= Living Heritage Tree Museum =

Museum in Iowa

The Living Heritage Tree Museum is located in the city of Storm Lake, Iowa, United States. It is an open-air museum dedicated to heritage trees, situated in Sunset Park on West Lake Shore Drive. It was founded by Stan Lemaster and Theodore Klein. The museum collection includes descendants of trees with historical connections to Joan of Arc, Johnny Appleseed, and Henry Wadsworth Longfellow.

==Description==
The Living Heritage Tree Museum contains the following trees:
- Alex Haley Silver Maple: Grown from a seed from the home of Alex Haley's grandparents.

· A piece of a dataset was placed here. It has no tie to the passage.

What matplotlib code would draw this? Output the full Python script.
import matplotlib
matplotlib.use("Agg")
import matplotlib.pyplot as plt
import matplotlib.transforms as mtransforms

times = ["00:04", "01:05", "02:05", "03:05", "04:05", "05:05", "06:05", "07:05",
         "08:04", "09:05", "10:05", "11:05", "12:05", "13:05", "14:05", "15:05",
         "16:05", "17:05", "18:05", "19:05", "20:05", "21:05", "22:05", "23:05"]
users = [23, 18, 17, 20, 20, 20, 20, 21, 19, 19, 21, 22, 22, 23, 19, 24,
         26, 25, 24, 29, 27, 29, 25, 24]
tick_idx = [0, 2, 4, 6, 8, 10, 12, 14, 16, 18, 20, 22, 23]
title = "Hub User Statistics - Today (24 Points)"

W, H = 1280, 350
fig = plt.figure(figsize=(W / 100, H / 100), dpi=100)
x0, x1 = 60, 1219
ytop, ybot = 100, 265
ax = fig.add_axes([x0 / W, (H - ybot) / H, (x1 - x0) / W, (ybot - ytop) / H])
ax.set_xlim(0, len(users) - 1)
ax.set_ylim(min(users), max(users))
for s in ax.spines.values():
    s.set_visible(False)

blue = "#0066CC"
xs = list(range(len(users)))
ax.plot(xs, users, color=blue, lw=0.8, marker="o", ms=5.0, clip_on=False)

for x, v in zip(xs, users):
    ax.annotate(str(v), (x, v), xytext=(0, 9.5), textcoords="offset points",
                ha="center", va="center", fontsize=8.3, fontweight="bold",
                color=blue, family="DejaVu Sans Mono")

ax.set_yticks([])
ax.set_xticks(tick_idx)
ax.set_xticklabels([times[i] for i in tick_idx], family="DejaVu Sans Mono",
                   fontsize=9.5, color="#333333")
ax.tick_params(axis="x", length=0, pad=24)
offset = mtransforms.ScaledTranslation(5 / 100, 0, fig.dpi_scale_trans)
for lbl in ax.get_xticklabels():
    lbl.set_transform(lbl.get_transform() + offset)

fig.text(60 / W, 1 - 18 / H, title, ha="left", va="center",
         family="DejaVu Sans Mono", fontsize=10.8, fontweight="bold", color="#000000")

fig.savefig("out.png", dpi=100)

- American Sycamore Moon Tree: Grown from a Sycamore seed carried in Apollo 14's Command Module by Stuart Roosa, which circled the Moon 34 times before returning to Earth.
- Ann Rutledge Maple: Descended from a tree that shades Ann Rutledge's grave.

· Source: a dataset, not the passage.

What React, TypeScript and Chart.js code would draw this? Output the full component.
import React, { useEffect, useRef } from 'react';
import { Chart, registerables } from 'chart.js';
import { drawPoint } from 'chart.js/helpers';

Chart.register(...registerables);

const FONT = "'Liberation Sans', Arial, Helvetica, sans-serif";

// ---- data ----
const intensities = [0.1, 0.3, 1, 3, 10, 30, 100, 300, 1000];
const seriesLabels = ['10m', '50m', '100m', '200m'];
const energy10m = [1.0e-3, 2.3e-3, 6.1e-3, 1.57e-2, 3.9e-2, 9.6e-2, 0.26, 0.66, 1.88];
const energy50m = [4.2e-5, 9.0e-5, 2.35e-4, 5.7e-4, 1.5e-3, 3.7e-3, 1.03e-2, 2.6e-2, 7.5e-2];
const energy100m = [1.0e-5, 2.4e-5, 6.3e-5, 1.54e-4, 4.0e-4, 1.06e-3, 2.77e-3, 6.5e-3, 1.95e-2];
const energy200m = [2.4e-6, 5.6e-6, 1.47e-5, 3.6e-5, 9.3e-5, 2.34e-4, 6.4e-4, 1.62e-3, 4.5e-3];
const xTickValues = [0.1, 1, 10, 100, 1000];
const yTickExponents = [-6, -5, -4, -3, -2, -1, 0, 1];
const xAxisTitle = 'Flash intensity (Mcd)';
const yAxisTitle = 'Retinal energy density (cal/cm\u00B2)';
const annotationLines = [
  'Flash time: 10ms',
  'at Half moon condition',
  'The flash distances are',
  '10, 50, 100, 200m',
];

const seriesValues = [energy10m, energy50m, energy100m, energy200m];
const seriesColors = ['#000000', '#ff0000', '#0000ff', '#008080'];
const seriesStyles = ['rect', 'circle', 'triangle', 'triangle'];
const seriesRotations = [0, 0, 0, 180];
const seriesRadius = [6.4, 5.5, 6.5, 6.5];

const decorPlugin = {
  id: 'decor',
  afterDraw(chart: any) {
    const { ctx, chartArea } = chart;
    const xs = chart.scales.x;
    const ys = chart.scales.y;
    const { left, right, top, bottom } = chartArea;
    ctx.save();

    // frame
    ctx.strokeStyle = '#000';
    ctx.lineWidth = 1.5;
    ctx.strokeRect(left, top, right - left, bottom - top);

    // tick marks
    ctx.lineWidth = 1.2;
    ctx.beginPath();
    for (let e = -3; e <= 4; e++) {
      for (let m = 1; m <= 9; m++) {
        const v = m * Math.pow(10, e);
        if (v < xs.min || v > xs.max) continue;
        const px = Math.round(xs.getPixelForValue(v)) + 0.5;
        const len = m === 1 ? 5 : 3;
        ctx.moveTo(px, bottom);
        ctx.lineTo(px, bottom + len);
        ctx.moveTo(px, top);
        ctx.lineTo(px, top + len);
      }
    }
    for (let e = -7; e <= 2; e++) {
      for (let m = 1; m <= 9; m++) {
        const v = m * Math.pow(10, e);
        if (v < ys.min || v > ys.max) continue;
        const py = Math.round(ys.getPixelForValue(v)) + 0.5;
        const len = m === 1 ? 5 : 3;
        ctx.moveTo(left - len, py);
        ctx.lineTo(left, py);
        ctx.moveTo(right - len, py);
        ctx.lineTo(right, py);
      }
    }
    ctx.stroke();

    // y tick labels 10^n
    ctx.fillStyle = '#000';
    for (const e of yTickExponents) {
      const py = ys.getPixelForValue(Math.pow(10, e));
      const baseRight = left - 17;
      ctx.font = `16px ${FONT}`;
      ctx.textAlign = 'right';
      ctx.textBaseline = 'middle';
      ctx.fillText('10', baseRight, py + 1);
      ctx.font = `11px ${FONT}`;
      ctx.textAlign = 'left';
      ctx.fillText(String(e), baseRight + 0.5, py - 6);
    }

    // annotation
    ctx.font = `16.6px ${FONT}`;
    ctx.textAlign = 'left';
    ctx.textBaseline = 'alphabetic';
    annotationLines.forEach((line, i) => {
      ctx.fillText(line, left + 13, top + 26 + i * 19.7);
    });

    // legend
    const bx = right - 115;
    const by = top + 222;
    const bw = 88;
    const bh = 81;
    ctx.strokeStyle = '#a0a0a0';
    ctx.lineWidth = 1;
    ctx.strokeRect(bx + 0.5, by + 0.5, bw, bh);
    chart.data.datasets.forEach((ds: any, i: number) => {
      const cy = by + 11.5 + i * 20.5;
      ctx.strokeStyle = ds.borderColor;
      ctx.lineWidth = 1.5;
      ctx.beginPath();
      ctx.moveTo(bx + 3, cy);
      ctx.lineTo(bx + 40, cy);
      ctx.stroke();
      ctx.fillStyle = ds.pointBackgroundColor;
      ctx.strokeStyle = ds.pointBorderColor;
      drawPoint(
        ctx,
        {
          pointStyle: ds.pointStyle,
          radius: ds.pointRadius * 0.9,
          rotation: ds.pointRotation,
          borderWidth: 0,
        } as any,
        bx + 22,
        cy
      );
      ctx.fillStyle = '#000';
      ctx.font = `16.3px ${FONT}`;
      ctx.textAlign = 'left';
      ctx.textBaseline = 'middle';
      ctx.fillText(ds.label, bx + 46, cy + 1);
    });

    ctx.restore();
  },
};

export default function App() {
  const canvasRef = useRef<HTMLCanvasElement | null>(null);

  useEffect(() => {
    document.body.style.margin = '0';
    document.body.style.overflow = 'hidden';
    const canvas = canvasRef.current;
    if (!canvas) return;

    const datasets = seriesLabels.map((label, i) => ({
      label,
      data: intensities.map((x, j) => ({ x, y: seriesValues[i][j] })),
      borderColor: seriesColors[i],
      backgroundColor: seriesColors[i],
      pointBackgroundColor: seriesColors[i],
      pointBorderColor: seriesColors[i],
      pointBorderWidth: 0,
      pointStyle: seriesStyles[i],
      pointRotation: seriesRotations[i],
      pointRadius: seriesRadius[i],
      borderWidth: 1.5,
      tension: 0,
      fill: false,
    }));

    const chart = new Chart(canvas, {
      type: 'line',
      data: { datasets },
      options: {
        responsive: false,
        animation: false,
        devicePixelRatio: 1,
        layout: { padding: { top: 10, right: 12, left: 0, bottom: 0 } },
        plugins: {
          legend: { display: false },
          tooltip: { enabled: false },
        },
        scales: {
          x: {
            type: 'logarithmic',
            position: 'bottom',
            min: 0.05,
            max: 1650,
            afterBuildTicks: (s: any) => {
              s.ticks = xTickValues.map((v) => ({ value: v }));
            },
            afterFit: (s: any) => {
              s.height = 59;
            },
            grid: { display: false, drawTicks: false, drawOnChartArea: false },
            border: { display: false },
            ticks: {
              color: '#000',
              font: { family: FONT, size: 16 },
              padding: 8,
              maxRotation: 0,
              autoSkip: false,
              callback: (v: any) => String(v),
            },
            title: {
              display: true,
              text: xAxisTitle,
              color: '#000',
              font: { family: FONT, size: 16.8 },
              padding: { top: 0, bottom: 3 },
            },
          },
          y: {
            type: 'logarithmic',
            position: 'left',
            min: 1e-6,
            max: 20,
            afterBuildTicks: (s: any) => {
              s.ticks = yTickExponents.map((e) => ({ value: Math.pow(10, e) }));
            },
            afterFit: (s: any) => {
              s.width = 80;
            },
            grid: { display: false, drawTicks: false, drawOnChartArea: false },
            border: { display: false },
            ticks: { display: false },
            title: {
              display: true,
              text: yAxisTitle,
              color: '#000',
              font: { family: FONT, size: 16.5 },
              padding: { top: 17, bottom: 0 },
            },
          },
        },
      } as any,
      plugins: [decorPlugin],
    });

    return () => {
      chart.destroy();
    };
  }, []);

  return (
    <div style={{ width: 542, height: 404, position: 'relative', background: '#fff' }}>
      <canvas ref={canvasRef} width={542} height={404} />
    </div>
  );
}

- Basking Ridge Oak: The parent of this tree is nearly 400 years old.
- Buffalo Bill Cottonwood: Seed taken from Klein Nursery.
- Bunker Hill Oak: Descended from a tree on the famous Bunker Hill.
- Charter Oak: Taken from Hartford, Connecticut.
- Chuck Yeager Butternut: Seedling taken from a tree from Chuck Yeager's childhood home.
- Colonel Sanders Ash: From Sanders' home in Kentucky.
- General Ben Butler Maple: From Butler's home in Kentucky.
- General Sherman Maple: From Fort Duffield, near West Point Academy.
- George Rogers Clark Kentucky Coffee Tree: Descended of the Kentucky state tree.
- George Washington Sycamore: Descended from the tree that stood near George Washington's headquarters during the Battle of White Plains.
- George Washington Walnut Tree: Descended from the tree visited by Washington after the Battle of Springfield.
- Harriet Beecher Stowe Ash Tree: Seedling taken from the home of Harriet Beecher Stowe.
- Henry Clay Ginko Tree: From a tree planted by Henry Clay Ginko.
- Isaac Newton Apple: Descended from the apple tree that inspired Isaac Newton to formulate the theory of gravity.
- James Whitcomb Riley Maple: From the home of James Whitcomb Riley.
- Jefferson, Iowa Council Oak Tree: Seed taken from the only tree in Jefferson, Iowa in 1854.
- Johnny Appleseed Apple Tree: From an original tree planted by Johnny Appleseed.
- Lincoln White Oak: From an Oak in Albion Illinois.
- Lindbergh Crab Apple: From the home of Charles A. Lindbergh.
- Little House Cottonwood: Seed taken from the homestead of Charles Ingalls.
- Ming Dynasty Cypress: From a Ming pagoda garden.
- Olympic German Pin Oak: From a tree given as a gift during the 1936 Olympics
- Original Delicious Apple: From the first tree to grow delicious apples.
- Peter Gideon Original Wealthy Apple: Developed by Peter Gideon to withstand the cold.
- Rockefeller Oak: Descended from the "Great White Oak" in Williamsburg, Virginia.
- Sargent Alvin York Linden Tree: Seeds taken from York's farm at Pell Mall, Tennessee.
- Society of Separatists Zoar Apple Tree: From an apple tree brought to America from Germany in 1817.
- Sugar Maple From the Sacred Grove: The parent of this tree is over 200 years old.
- Theodore Klein Flowering Crab: Dedicated to Theodore Klein and Stan Lemaster, founders of the Living Heritage Tree Museum.
- Ulysses S. Grant Gum: From the birthplace of Ulysses S. Grant.
- Ulysses S. Grant Maple: From the birthplace of Ulysses S. Grant.
- Versailles Chestnut: From the site where the treaty to end World War I was signed.
- Village Blacksmith Chestnut: Descended from the tree mentioned in "Under the Spreading Chestnut Tree."
- Wright Brothers Walnut: Grown from a walnut the Wright Brothers planted on the location of their first flight.
- Wye Oak: From the largest Wye Oak in the United States.
- Zollie Oak Tree: Descended from an oak that marks a mass grave of Confederate soldiers.